Lors d'une véritable chasse aux sorcières, il s'est appuyé sur la peur et la délation pour terroriser ou ruiner ses victimes en menaçant d'accusations de complicité toute personne qui leur donnerait du travail. Nombre de progressistes ont dû s'exiler ou ont été ainsi acculéEs au suicide.

Mme Parent rappelle qu'ici au Québec, Duplessis a sauvagement réprimé les syndicats qui revendiquaient de meilleures conditions lors des grandes vagues de grèves qui avaient également lieu à la même époque au Canada et aux États-Unis.
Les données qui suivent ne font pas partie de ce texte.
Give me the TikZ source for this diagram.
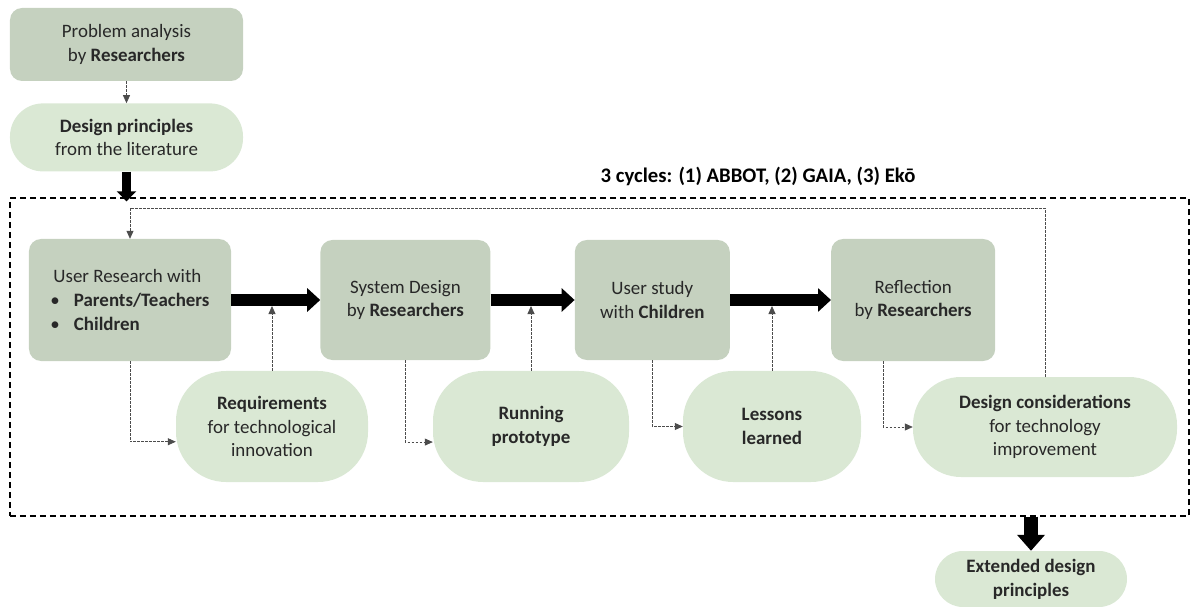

Mais, souligne-t-elle, le monde du travail n'a pas été le seul à réagir, il y a eu Le Refus global qui a fait entendre la protestation des artistes contre l'intolérance, l'injustice et le fait qu'on voulait faire du Québec une société fermée, repliée sur elle-même, dirigée par quelques tyrans, avec souvent la complicité de l'Église, où les gens n'avaient aucune chance de vivre comme ils l'entendaient.

Madeleine Parent nous invite à refuser ce genre d'imposition sur nos droits et se dit convaincue qu'à la fin on va gagner. L'assemblée s'est entendue pour faire circuler une pétition de protestation contre l'arbitraire de la loi et pour porter devant les tribunaux toute atteinte à nos droits et libertés. Face à cette offensive planétaire de répression sans précédent, une extrême vigilance est de rigueur ainsi que l'organisation de la résistance en profitant de nos expériences passées.